Tranche 2 of the Private Placement consists of issuing 3,052,390 Units consisting of a common share priced at US$0.43 (CA$0.602) and 3,052,390 common share purchase warrants. Each warrant is exercisable into one common share at a price of US$0.89 (CA$1.246) for 5 years from the date of issue (the "Warrants") subject to an acceleration clause (described in more detail below). The Units and Finder's Shares issued pursuant to the Private Placement will be subject to a four-month hold period. Closing of the Private Placement is subject to customary closing conditions, including, but not limited to, the receipt of all necessary approvals, including the approval of the TSX Venture Exchange. In connection with the second tranche closing of the Private Placement, the Company paid finder's fees of US$32,813.20 (CA$45,938.48) and issued 61,046 common shares (the "Finders Shares").

Insiders of the Company participated in the Private Placement for an aggregate amount of $812,528 for 1,889,600 Units. The transaction with the officer constitutes a "related party transaction" as defined under Multilateral Instrument 61-101 Protection of Minority Security Holders in Special Transactions ("MI 61-101").

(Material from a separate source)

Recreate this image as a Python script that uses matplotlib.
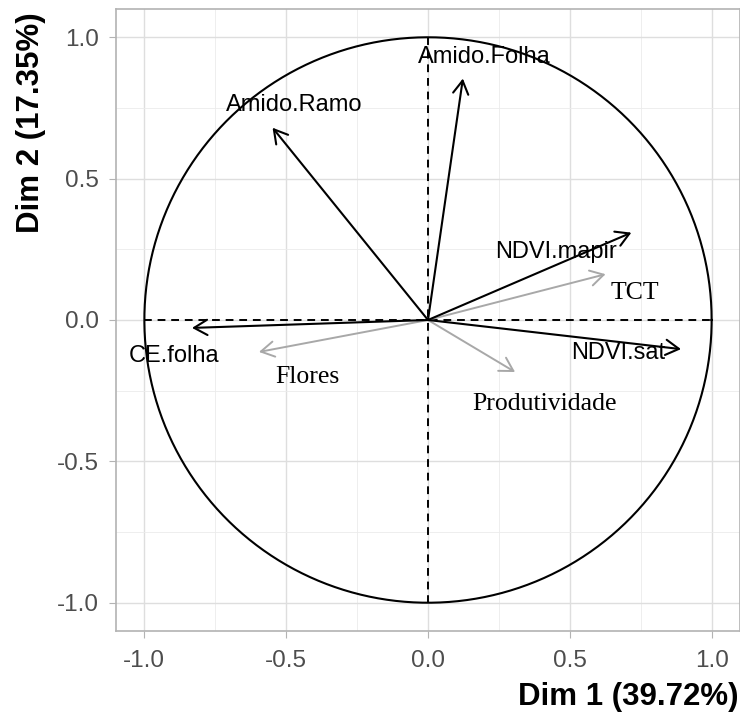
import numpy as np
import matplotlib.pyplot as plt

# PCA variable loadings (Dim 1, Dim 2)
active_vars = ['Amido.Folha', 'Amido.Ramo', 'NDVI.mapir', 'NDVI.sat', 'CE.folha']
active_x = [0.123, -0.548, 0.717, 0.892, -0.832]
active_y = [0.854, 0.680, 0.309, -0.103, -0.028]
active_lx = [0.20, -0.47, 0.45, 0.67, -0.895]
active_ly = [0.93, 0.762, 0.240, -0.117, -0.127]

supp_vars = ['TCT', 'Produtividade', 'Flores']
supp_x = [0.626, 0.307, -0.596]
supp_y = [0.162, -0.184, -0.113]
supp_lx = [0.73, 0.41, -0.425]
supp_ly = [0.094, -0.296, -0.201]

ticks = [-1.0, -0.5, 0.0, 0.5, 1.0]
xlab = 'Dim 1 (39.72%)'
ylab = 'Dim 2 (17.35%)'

plt.rcParams['font.family'] = ['Liberation Sans', 'DejaVu Sans']

fig = plt.figure(figsize=(7.4, 7.13), dpi=100)
ax = fig.add_axes([116 / 740, 82 / 713, 624 / 740, 622 / 713])
ax.set_xlim(-1.1, 1.1)
ax.set_ylim(-1.1, 1.1)

ax.set_xticks(ticks)
ax.set_yticks(ticks)
ax.set_xticklabels(['%.1f' % t for t in ticks])
ax.set_yticklabels(['%.1f' % t for t in ticks])
ax.set_xticks([-0.75, -0.25, 0.25, 0.75], minor=True)
ax.set_yticks([-0.75, -0.25, 0.25, 0.75], minor=True)
ax.grid(True, which='major', color='#dedede', lw=1.0)
ax.grid(True, which='minor', color='#ebebeb', lw=0.6)
ax.set_axisbelow(True)
ax.tick_params(which='major', length=5, color='#b3b3b3', labelsize=17.5, labelcolor='#4d4d4d')
ax.tick_params(axis='x', pad=9)
ax.tick_params(axis='y', pad=7)
ax.tick_params(which='minor', length=0)
for s in ax.spines.values():
    s.set_color('#b3b3b3')
    s.set_linewidth(1.2)

# unit circle and axes
t = np.linspace(0, 2 * np.pi, 400)
ax.plot(np.cos(t), np.sin(t), color='black', lw=1.5)
ax.plot([-1, 1], [0, 0], color='black', lw=1.4, ls=(0, (4, 3)))
ax.plot([0, 0], [-1, 1], color='black', lw=1.4, ls=(0, (4, 3)))

astyle = '->,head_length=0.95,head_width=0.55'
for name, x, y, lx, ly in zip(supp_vars, supp_x, supp_y, supp_lx, supp_ly):
    ax.annotate('', xy=(x, y), xytext=(0, 0),
                arrowprops=dict(arrowstyle=astyle, color='#a8a8a8', lw=1.4,
                                shrinkA=0, shrinkB=0, mutation_scale=10))
    ax.text(lx, ly, name, ha='center', va='center', fontsize=18.5,
            family='Liberation Serif', color='black')

for name, x, y, lx, ly in zip(active_vars, active_x, active_y, active_lx, active_ly):
    ax.annotate('', xy=(x, y), xytext=(0, 0),
                arrowprops=dict(arrowstyle=astyle, color='black', lw=1.5,
                                shrinkA=0, shrinkB=0, mutation_scale=10))
    ax.text(lx, ly, name, ha='center', va='center', fontsize=17, color='black')

fig.text(738 / 740, 1 - 697 / 713, xlab, ha='right', va='center',
         fontsize=22.5, fontweight='bold')
fig.text(31 / 740, 1 - 123 / 713, ylab, ha='center', va='center', rotation=90,
         fontsize=22.5, fontweight='bold')

fig.savefig('out.png', dpi=100)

The Company is relying on the exemptions under section 5.5(a) and section 5.7(1)(a) from the formal valuation and minority shareholder approval requirements of MI 61-101, as the fair market value of the Units issued to the related party and the consideration paid by the related party under the Private Placement does not exceed 25% of Company's market capitalization, as determined in accordance with MI 61-101. The Company did not file a material change report in respect of the related party transaction at least 21 days before the closing of the Private Placement, as the details of the participation by related party of the Company were not settled until shortly prior to closing of the Private Placement.